The Transport Worker Union has had a significant win in NSW today that will see couriers receive enforceable pay rises between 36 and 46 per cent over three years and further protections – including for Amazon flex drivers in a world first.
The TWU led industry wide consultation with ARTIO, Ai Group and the NSW Business Chamber, and major transport companies such as FedEx, Global Express and Toll, that resulted in the NSW Industrial Relations Commission determining that owner-drivers of vans with a carrying capacity between 1.5 and 3 tonnes will be entitled to an enforceable rate of $43.74 an hour.
Amazon Flex drivers are also captured in the ruling and for the first time will be entitled to an enforceable rate of $37.80 an hour. It’s a world first that Amazon Flex drivers in NSW will have enforceable rates of pay along with rights to dispute resolution, union representation and collective bargaining.
This win comes off the backs of thousands of couriers who fought for years on the Fight for 40 campaign, and is a momentous achievement for couriers, their families and road safety.
Vehicle operating costs have skyrocketed in recent years but pay hasn’t changed, leaving some drivers earning below minimum wage after costs. Today’s decision is the first significant pay rise many drivers have had in 15 years.

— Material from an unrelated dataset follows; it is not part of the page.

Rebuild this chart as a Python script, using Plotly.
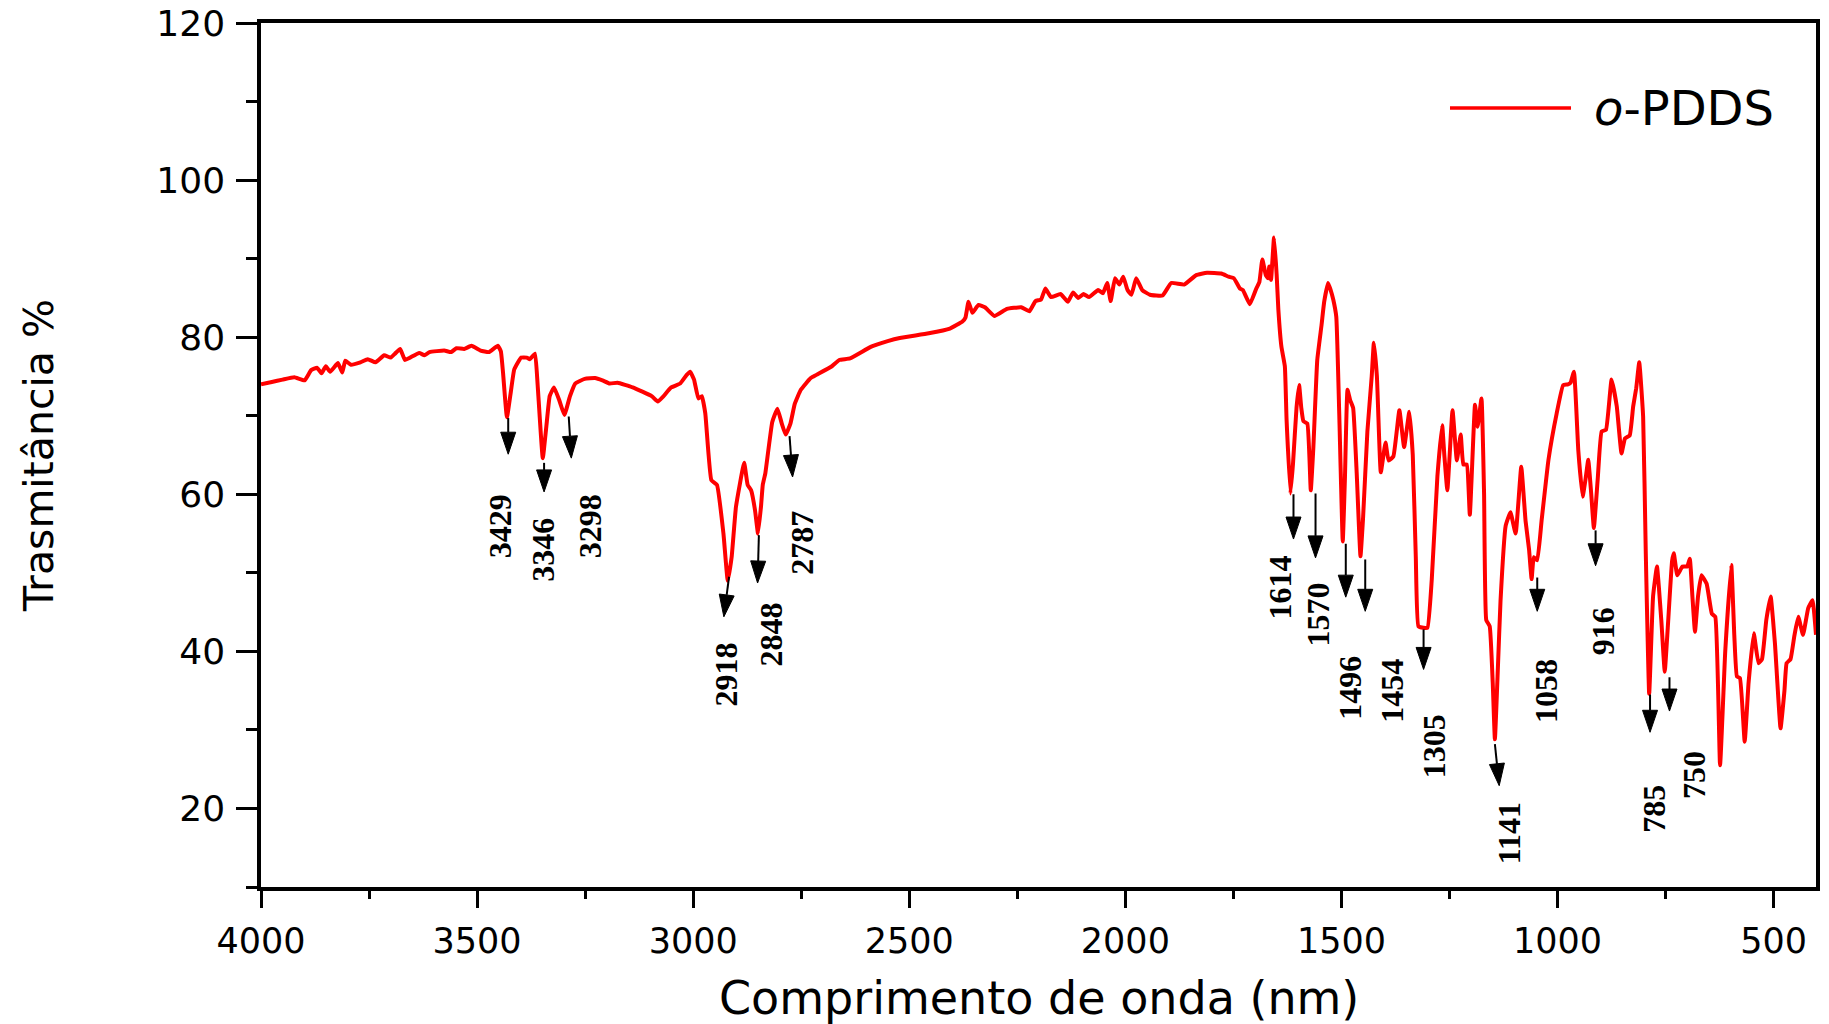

Quotes attributable to ACTU Secretary Sally McManus:
“Gig economy employers have been put on notice today – Australians will not tolerate his business model that relies on poverty wages and worker exploitation.
“While today’s decision is a substantial win in NSW, the national crisis will remain unless the Morrison Government takes a stand and regulates the gig economy to ensure that workers have basic rights.
“Today’s decision will be the first significant pay rise that many drivers have seen in 15 years, over which time operating costs have increased dramatically, leaving many drivers earning below minimum wage.
“The TWU are the first workers in the world to win the right for Amazon Flex workers to have enforceable rates of pay along with rights to dispute resolution, union representation and collective bargaining – they have shown that workers standing together can take on the biggest companies in the world.”